Parameters:	wave (`float`, array-like) – The vector with the wavelengths in angstroms. flux (`float`, array-like) – The vector with the flux density; cf. density. error (`float`, array-like, optional) – The error in the flux measurements. If None, no errors are returned. density (`str`, optional) – The density unit of the input spectrum. Must be either ‘ang’ or ‘Hz’. If the input spectrum is $F_{\lambda}$ (density=’ang’), the returned spectrum is $F_{\nu}$.
Returns:	The flux with the converted units.

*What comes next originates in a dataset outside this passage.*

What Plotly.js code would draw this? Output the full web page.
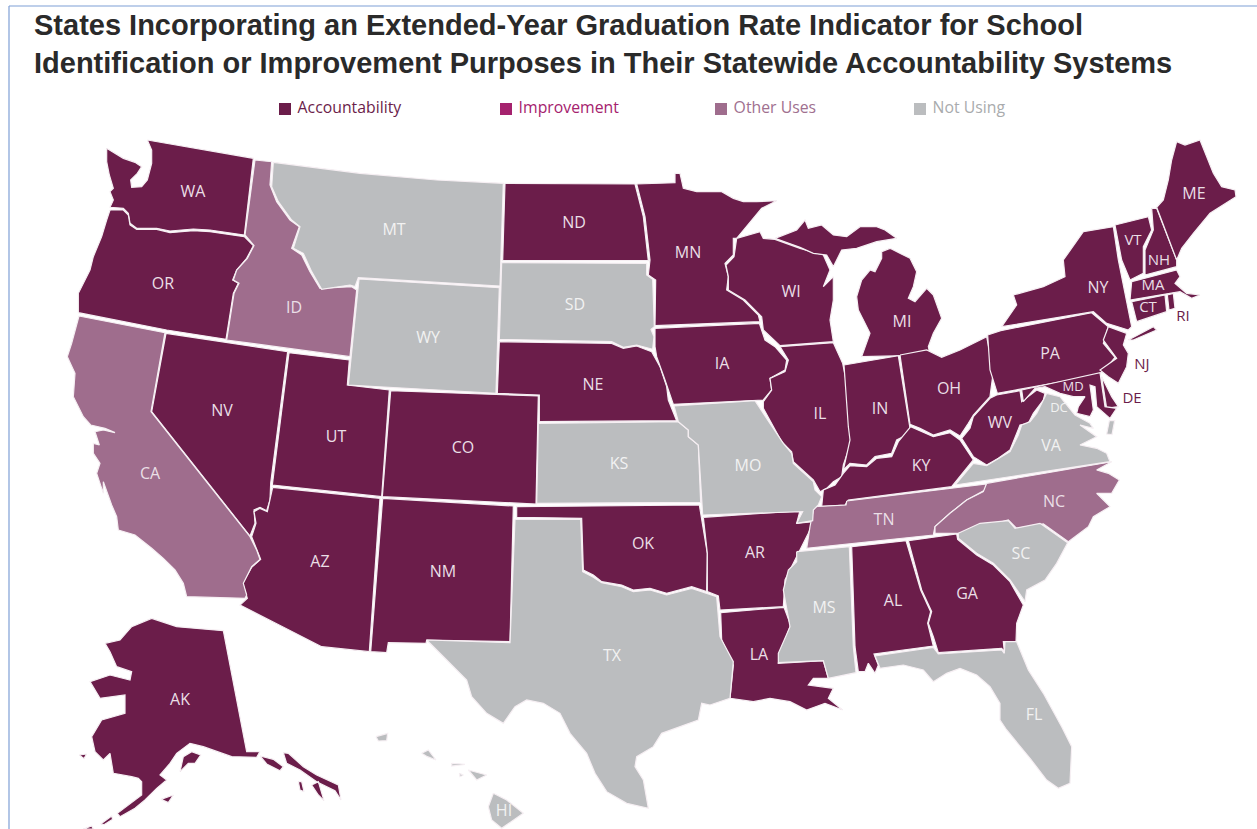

If the spectrum errors are not provided, only the flux value or array is returned.
Return type:	`float`, numpy.ndarray, `tuple`
Raises:	`ValueError` – Raised if the wave and flux arguments do not have the same shape.

enyo.etc.spectrum.convert_flux_units(wave, flux, current_units, error=None)[source]¶

Convert flux density units to '1e-17 erg / (cm2 s angstrom)'.

The flux density can be per unit frequency ($F_{\nu}$) or per unit wavelength ($F_{\lambda}$). If a basic unit conversion from the current units to '1e-17 erg / (cm2 s angstrom)' fails, it’s assumed that the user provided $F_{\nu}$. If the conversion from the current units to '1e-29 erg / (cm2 Hz s)' also fails, the method faults.

Parameters:	wave (numpy.ndarray) – Wavelength in angstroms. flux (numpy.ndarray) – Flux density measurements. current_units (`str`) – Input units of the flux density. Must be interpretable by astropy.units.Unit. error (numpy.ndarray) – Error vector. Ignored if None.
Returns:	The converted flux vector. If an error vector is provided, it is also returned as the second element.
Return type:	numpy.ndarray, `tuple`

enyo.etc.spectrum.spectral_coordinate_step(wave, log=False, base=10.0)[source]¶

Return the sampling step for the input wavelength vector.

If the sampling is logarithmic, return the change in the logarithm of the wavelength; otherwise, return the linear step in angstroms.

Parameters:	wave (array-like) – Wavelength coordinates of each spectral channel in angstroms. log (`bool`, optional) – Input spectrum has been sampled geometrically. base (`float`, optional) – If sampled geometrically, the sampling is done using a logarithm with this base. For natural logarithm, use numpy.exp(1).
Returns:	Spectral sampling step in either angstroms (log=False) or the step in log(angstroms).
Return type:	`float`
Raises:	`ValueError` – Raised if the wavelength vector is not uniformly (either linearly or log-linearly) sampled to numerical accuracy.